What is needed. Repeat the data below exactly, dropping any pictures it holds.
* START *
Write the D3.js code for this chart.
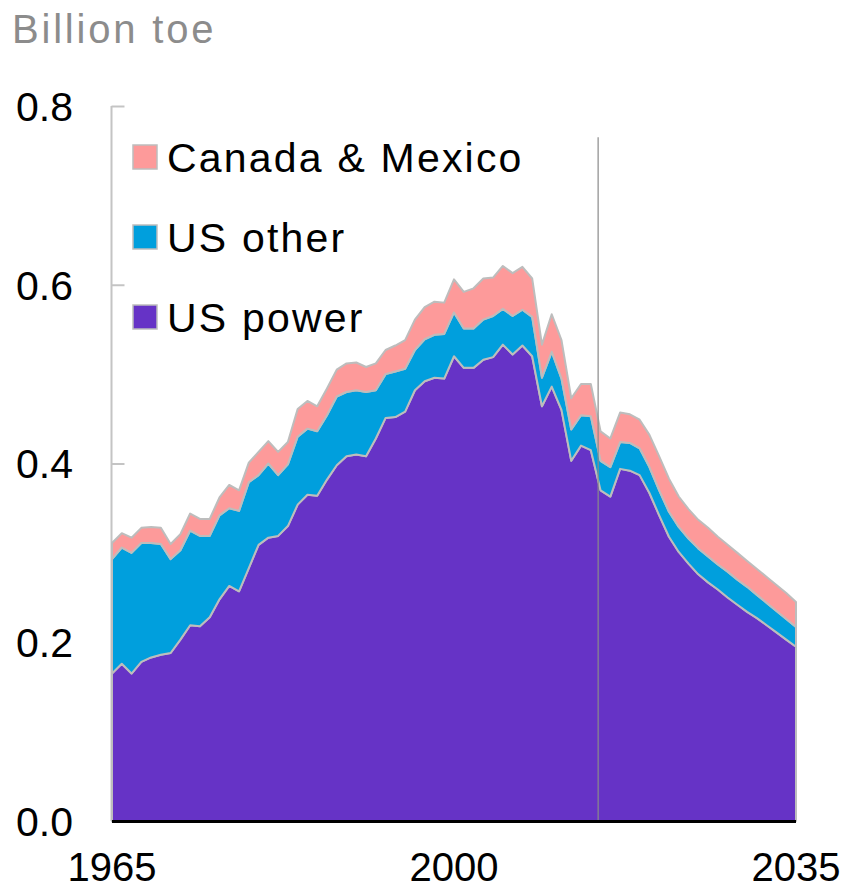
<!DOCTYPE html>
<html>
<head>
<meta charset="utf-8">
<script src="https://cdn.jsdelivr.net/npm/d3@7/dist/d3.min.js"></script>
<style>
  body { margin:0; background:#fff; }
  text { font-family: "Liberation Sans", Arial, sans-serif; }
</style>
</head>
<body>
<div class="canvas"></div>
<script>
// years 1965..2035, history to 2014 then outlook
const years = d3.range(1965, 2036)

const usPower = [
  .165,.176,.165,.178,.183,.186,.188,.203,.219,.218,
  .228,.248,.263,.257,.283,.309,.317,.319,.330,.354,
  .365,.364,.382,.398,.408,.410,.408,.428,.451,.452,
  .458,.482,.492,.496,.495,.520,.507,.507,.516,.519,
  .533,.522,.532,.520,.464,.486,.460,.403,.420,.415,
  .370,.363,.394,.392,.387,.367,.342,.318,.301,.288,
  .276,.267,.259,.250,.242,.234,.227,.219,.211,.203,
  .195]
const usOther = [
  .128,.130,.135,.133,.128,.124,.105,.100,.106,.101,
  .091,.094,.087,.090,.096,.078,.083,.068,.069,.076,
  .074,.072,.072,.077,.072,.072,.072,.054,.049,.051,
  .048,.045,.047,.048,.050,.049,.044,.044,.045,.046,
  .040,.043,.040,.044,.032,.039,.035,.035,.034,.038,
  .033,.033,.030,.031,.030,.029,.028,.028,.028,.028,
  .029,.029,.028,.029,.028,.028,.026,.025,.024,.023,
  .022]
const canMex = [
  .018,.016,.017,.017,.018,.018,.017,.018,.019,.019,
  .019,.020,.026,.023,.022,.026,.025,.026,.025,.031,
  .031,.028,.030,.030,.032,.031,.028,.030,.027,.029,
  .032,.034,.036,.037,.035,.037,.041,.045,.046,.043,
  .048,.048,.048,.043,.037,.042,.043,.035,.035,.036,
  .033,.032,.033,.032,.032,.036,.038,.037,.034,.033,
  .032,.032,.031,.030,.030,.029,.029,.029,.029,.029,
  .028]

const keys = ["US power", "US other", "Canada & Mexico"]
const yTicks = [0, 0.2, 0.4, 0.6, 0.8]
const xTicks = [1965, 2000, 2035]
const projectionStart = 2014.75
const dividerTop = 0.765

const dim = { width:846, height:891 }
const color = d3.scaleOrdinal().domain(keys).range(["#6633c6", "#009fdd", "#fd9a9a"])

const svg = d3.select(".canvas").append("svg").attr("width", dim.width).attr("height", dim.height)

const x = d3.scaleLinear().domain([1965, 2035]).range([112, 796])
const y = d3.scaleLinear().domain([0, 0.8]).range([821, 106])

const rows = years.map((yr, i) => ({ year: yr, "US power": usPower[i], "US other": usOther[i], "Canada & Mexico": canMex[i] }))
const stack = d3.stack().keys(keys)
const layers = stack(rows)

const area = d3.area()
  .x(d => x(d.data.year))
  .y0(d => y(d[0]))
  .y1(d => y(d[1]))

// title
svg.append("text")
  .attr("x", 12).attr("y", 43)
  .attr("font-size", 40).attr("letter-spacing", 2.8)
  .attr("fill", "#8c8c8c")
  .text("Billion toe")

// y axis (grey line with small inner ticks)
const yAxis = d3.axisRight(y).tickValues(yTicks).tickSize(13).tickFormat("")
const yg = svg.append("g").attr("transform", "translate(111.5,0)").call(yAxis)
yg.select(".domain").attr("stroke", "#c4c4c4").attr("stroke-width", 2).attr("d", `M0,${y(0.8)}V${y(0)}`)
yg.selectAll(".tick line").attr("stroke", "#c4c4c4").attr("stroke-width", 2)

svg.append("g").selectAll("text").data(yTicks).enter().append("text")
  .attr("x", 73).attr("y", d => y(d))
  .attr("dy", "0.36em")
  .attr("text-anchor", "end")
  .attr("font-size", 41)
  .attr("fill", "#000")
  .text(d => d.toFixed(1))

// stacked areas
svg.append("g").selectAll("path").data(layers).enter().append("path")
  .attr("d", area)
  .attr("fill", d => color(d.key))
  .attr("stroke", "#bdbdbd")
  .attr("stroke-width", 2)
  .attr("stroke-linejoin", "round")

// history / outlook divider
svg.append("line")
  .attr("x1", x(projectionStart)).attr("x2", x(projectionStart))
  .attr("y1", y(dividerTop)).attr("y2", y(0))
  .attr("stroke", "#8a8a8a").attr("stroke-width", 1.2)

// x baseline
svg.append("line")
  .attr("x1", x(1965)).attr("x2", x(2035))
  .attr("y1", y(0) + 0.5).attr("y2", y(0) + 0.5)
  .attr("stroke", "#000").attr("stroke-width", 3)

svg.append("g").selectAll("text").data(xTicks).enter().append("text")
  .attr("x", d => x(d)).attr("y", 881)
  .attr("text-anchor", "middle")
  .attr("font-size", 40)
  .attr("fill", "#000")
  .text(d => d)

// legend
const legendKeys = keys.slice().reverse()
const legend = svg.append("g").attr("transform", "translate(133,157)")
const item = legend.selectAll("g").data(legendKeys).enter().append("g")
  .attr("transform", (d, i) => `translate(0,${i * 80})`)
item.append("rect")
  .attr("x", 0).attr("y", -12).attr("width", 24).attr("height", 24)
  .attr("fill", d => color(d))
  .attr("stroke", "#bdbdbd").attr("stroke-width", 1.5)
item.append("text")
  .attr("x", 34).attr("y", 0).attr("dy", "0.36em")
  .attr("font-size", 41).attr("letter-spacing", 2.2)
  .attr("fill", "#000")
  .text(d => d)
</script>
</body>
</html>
* END *
Task output.
Write the D3.js code for this chart.
<!DOCTYPE html>
<html>
<head>
<meta charset="utf-8">
<script src="https://cdn.jsdelivr.net/npm/d3@7/dist/d3.min.js"></script>
<style>
  body { margin:0; background:#fff; }
  text { font-family: "Liberation Sans", Arial, sans-serif; }
</style>
</head>
<body>
<div class="canvas"></div>
<script>
// years 1965..2035, history to 2014 then outlook
const years = d3.range(1965, 2036)

const usPower = [
  .165,.176,.165,.178,.183,.186,.188,.203,.219,.218,
  .228,.248,.263,.257,.283,.309,.317,.319,.330,.354,
  .365,.364,.382,.398,.408,.410,.408,.428,.451,.452,
  .458,.482,.492,.496,.495,.520,.507,.507,.516,.519,
  .533,.522,.532,.520,.464,.486,.460,.403,.420,.415,
  .370,.363,.394,.392,.387,.367,.342,.318,.301,.288,
  .276,.267,.259,.250,.242,.234,.227,.219,.211,.203,
  .195]
const usOther = [
  .128,.130,.135,.133,.128,.124,.105,.100,.106,.101,
  .091,.094,.087,.090,.096,.078,.083,.068,.069,.076,
  .074,.072,.072,.077,.072,.072,.072,.054,.049,.051,
  .048,.045,.047,.048,.050,.049,.044,.044,.045,.046,
  .040,.043,.040,.044,.032,.039,.035,.035,.034,.038,
  .033,.033,.030,.031,.030,.029,.028,.028,.028,.028,
  .029,.029,.028,.029,.028,.028,.026,.025,.024,.023,
  .022]
const canMex = [
  .018,.016,.017,.017,.018,.018,.017,.018,.019,.019,
  .019,.020,.026,.023,.022,.026,.025,.026,.025,.031,
  .031,.028,.030,.030,.032,.031,.028,.030,.027,.029,
  .032,.034,.036,.037,.035,.037,.041,.045,.046,.043,
  .048,.048,.048,.043,.037,.042,.043,.035,.035,.036,
  .033,.032,.033,.032,.032,.036,.038,.037,.034,.033,
  .032,.032,.031,.030,.030,.029,.029,.029,.029,.029,
  .028]

const keys = ["US power", "US other", "Canada & Mexico"]
const yTicks = [0, 0.2, 0.4, 0.6, 0.8]
const xTicks = [1965, 2000, 2035]
const projectionStart = 2014.75
const dividerTop = 0.765

const dim = { width:846, height:891 }
const color = d3.scaleOrdinal().domain(keys).range(["#6633c6", "#009fdd", "#fd9a9a"])

const svg = d3.select(".canvas").append("svg").attr("width", dim.width).attr("height", dim.height)

const x = d3.scaleLinear().domain([1965, 2035]).range([112, 796])
const y = d3.scaleLinear().domain([0, 0.8]).range([821, 106])

const rows = years.map((yr, i) => ({ year: yr, "US power": usPower[i], "US other": usOther[i], "Canada & Mexico": canMex[i] }))
const stack = d3.stack().keys(keys)
const layers = stack(rows)

const area = d3.area()
  .x(d => x(d.data.year))
  .y0(d => y(d[0]))
  .y1(d => y(d[1]))

// title
svg.append("text")
  .attr("x", 12).attr("y", 43)
  .attr("font-size", 40).attr("letter-spacing", 2.8)
  .attr("fill", "#8c8c8c")
  .text("Billion toe")

// y axis (grey line with small inner ticks)
const yAxis = d3.axisRight(y).tickValues(yTicks).tickSize(13).tickFormat("")
const yg = svg.append("g").attr("transform", "translate(111.5,0)").call(yAxis)
yg.select(".domain").attr("stroke", "#c4c4c4").attr("stroke-width", 2).attr("d", `M0,${y(0.8)}V${y(0)}`)
yg.selectAll(".tick line").attr("stroke", "#c4c4c4").attr("stroke-width", 2)

svg.append("g").selectAll("text").data(yTicks).enter().append("text")
  .attr("x", 73).attr("y", d => y(d))
  .attr("dy", "0.36em")
  .attr("text-anchor", "end")
  .attr("font-size", 41)
  .attr("fill", "#000")
  .text(d => d.toFixed(1))

// stacked areas
svg.append("g").selectAll("path").data(layers).enter().append("path")
  .attr("d", area)
  .attr("fill", d => color(d.key))
  .attr("stroke", "#bdbdbd")
  .attr("stroke-width", 2)
  .attr("stroke-linejoin", "round")

// history / outlook divider
svg.append("line")
  .attr("x1", x(projectionStart)).attr("x2", x(projectionStart))
  .attr("y1", y(dividerTop)).attr("y2", y(0))
  .attr("stroke", "#8a8a8a").attr("stroke-width", 1.2)

// x baseline
svg.append("line")
  .attr("x1", x(1965)).attr("x2", x(2035))
  .attr("y1", y(0) + 0.5).attr("y2", y(0) + 0.5)
  .attr("stroke", "#000").attr("stroke-width", 3)

svg.append("g").selectAll("text").data(xTicks).enter().append("text")
  .attr("x", d => x(d)).attr("y", 881)
  .attr("text-anchor", "middle")
  .attr("font-size", 40)
  .attr("fill", "#000")
  .text(d => d)

// legend
const legendKeys = keys.slice().reverse()
const legend = svg.append("g").attr("transform", "translate(133,157)")
const item = legend.selectAll("g").data(legendKeys).enter().append("g")
  .attr("transform", (d, i) => `translate(0,${i * 80})`)
item.append("rect")
  .attr("x", 0).attr("y", -12).attr("width", 24).attr("height", 24)
  .attr("fill", d => color(d))
  .attr("stroke", "#bdbdbd").attr("stroke-width", 1.5)
item.append("text")
  .attr("x", 34).attr("y", 0).attr("dy", "0.36em")
  .attr("font-size", 41).attr("letter-spacing", 2.2)
  .attr("fill", "#000")
  .text(d => d)
</script>
</body>
</html>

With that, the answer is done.